Our experiments reveal the limited capability of pre-existing Datalog-based tools when analyzing very large code bases. The CI analysis represents a very simple points-to analysis that does not construct the call-graph on the fly. A hand-crafted version of this analysis is reported to run under a minute [6]. For the CI analysis, bddbddb performs the analysis in a reasonable amount of time. However Soufflé outperforms bddbddb in terms of run-time by more than 50\(\times \) consuming a comparable amount of memory. In the case of the CS and Security analyses, Soufflé is the only tool capable of performing the analyses within the 18 h time limit imposed by the computation resources available to us for our evaluations. The Z3 based versions did not manage to finish any of our evaluated analyses in time.
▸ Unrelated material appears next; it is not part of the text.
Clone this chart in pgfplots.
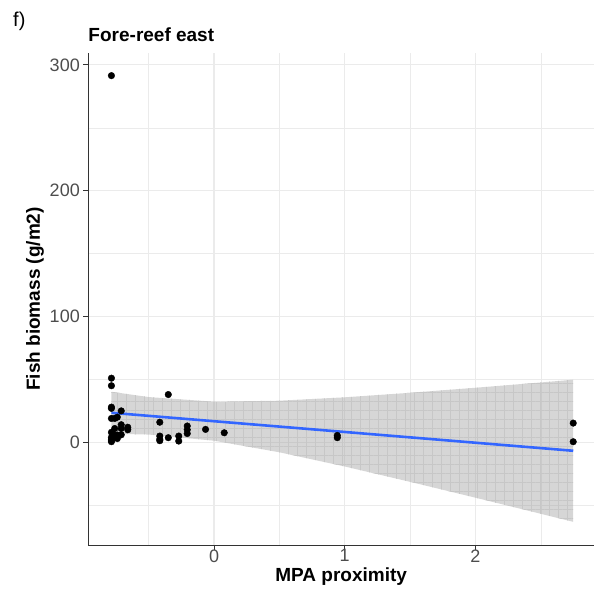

4 Conclusion and Current Developments

We have presented Soufflé, a Datalog-based analysis tool that instead of evaluating Datalog, performs several specialization and optimization steps to produce a compiled, binary analyzer that can handle very large code bases. Soufflé is publicly availableFootnote 1 and is actively developed by both Oracle and several universities. Soufflé supports a range of Datalog language extensions to aid in the specification of program analyses and resulting analyzers may be directly included into host applications as a header-only library.